Without including any pictures, write out the listing below exactly.

________________

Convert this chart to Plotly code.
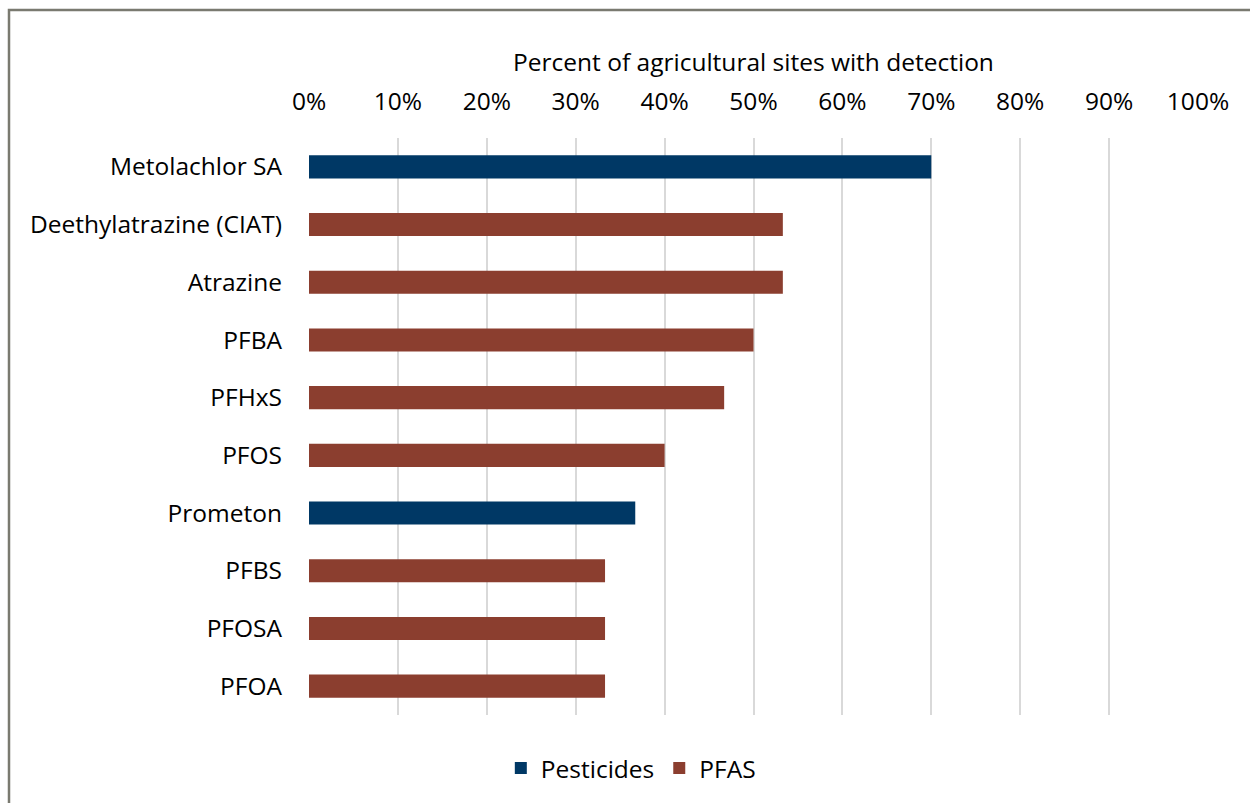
import plotly.graph_objects as go

# Share of agricultural sites where each compound was detected (%)
compounds = ["Metolachlor SA", "Deethylatrazine (CIAT)", "Atrazine", "PFBA", "PFHxS",
             "PFOS", "Prometon", "PFBS", "PFOSA", "PFOA"]
groups = ["Pesticides", "PFAS", "PFAS", "PFAS", "PFAS",
          "PFAS", "Pesticides", "PFAS", "PFAS", "PFAS"]
percent_detected = [70.0, 53.3, 53.3, 50.0, 46.7, 40.0, 36.7, 33.3, 33.3, 33.3]

x_ticks = list(range(0, 101, 10))
x_tick_labels = [f"{v}%" for v in x_ticks]

group_colors = {"Pesticides": "#003865", "PFAS": "#8B3E2F"}

FONT = "'Open Sans', 'Noto Sans', sans-serif"
FS = 24.5

fig = go.Figure()
for g in ["Pesticides", "PFAS"]:
    ys = [c for c, grp in zip(compounds, groups) if grp == g]
    xs = [v for v, grp in zip(percent_detected, groups) if grp == g]
    fig.add_trace(go.Bar(
        x=xs, y=ys, name=g, orientation="h", width=0.4,
        marker=dict(color=group_colors[g], line=dict(width=0)),
    ))

W, H = 1250, 803
ml, mr, mt, mb = 309, 52, 138, 88
pw, ph = W - ml - mr, H - mt - mb

# Outer chart frame (left/top edges visible, right/bottom run off the page)
fx0 = (9 - ml) / pw
fy1 = (H - mb - 10) / ph
fig.add_shape(type="path",
              path=f"M 1.3 {fy1} L {fx0} {fy1} L {fx0} -0.4",
              xref="paper", yref="paper",
              line=dict(color="#7a7a70", width=2.5), layer="above")

fig.update_layout(
    width=W, height=H,
    margin=dict(l=ml, r=mr, t=mt, b=mb),
    paper_bgcolor="white", plot_bgcolor="white",
    font=dict(family=FONT, size=FS, color="#000000"),
    barmode="overlay",
    showlegend=True,
    legend=dict(orientation="h", x=0.362, xanchor="center", y=-0.092, yanchor="middle",
                font=dict(size=FS, family=FONT), traceorder="normal"),
    xaxis=dict(
        side="top", range=[0, 100], tickvals=x_ticks, ticktext=x_tick_labels,
        showgrid=True, gridcolor="#d9d9d9", gridwidth=1.5,
        zeroline=False, showline=False, ticks="",
        ticklabelstandoff=22,
        title=dict(text="Percent of agricultural sites with detection",
                   font=dict(size=FS, family=FONT), standoff=5),
        fixedrange=True,
    ),
    yaxis=dict(
        categoryorder="array", categoryarray=compounds, autorange="reversed",
        showgrid=False, zeroline=False, showline=False, ticks="",
        ticklabelstandoff=26, fixedrange=True,
    ),
)

fig.write_html("out.html")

________________

Exercise solution -
Convert this chart to Plotly code.
import plotly.graph_objects as go

# Share of agricultural sites where each compound was detected (%)
compounds = ["Metolachlor SA", "Deethylatrazine (CIAT)", "Atrazine", "PFBA", "PFHxS",
             "PFOS", "Prometon", "PFBS", "PFOSA", "PFOA"]
groups = ["Pesticides", "PFAS", "PFAS", "PFAS", "PFAS",
          "PFAS", "Pesticides", "PFAS", "PFAS", "PFAS"]
percent_detected = [70.0, 53.3, 53.3, 50.0, 46.7, 40.0, 36.7, 33.3, 33.3, 33.3]

x_ticks = list(range(0, 101, 10))
x_tick_labels = [f"{v}%" for v in x_ticks]

group_colors = {"Pesticides": "#003865", "PFAS": "#8B3E2F"}

FONT = "'Open Sans', 'Noto Sans', sans-serif"
FS = 24.5

fig = go.Figure()
for g in ["Pesticides", "PFAS"]:
    ys = [c for c, grp in zip(compounds, groups) if grp == g]
    xs = [v for v, grp in zip(percent_detected, groups) if grp == g]
    fig.add_trace(go.Bar(
        x=xs, y=ys, name=g, orientation="h", width=0.4,
        marker=dict(color=group_colors[g], line=dict(width=0)),
    ))

W, H = 1250, 803
ml, mr, mt, mb = 309, 52, 138, 88
pw, ph = W - ml - mr, H - mt - mb

# Outer chart frame (left/top edges visible, right/bottom run off the page)
fx0 = (9 - ml) / pw
fy1 = (H - mb - 10) / ph
fig.add_shape(type="path",
              path=f"M 1.3 {fy1} L {fx0} {fy1} L {fx0} -0.4",
              xref="paper", yref="paper",
              line=dict(color="#7a7a70", width=2.5), layer="above")

fig.update_layout(
    width=W, height=H,
    margin=dict(l=ml, r=mr, t=mt, b=mb),
    paper_bgcolor="white", plot_bgcolor="white",
    font=dict(family=FONT, size=FS, color="#000000"),
    barmode="overlay",
    showlegend=True,
    legend=dict(orientation="h", x=0.362, xanchor="center", y=-0.092, yanchor="middle",
                font=dict(size=FS, family=FONT), traceorder="normal"),
    xaxis=dict(
        side="top", range=[0, 100], tickvals=x_ticks, ticktext=x_tick_labels,
        showgrid=True, gridcolor="#d9d9d9", gridwidth=1.5,
        zeroline=False, showline=False, ticks="",
        ticklabelstandoff=22,
        title=dict(text="Percent of agricultural sites with detection",
                   font=dict(size=FS, family=FONT), standoff=5),
        fixedrange=True,
    ),
    yaxis=dict(
        categoryorder="array", categoryarray=compounds, autorange="reversed",
        showgrid=False, zeroline=False, showline=False, ticks="",
        ticklabelstandoff=26, fixedrange=True,
    ),
)

fig.write_html("out.html")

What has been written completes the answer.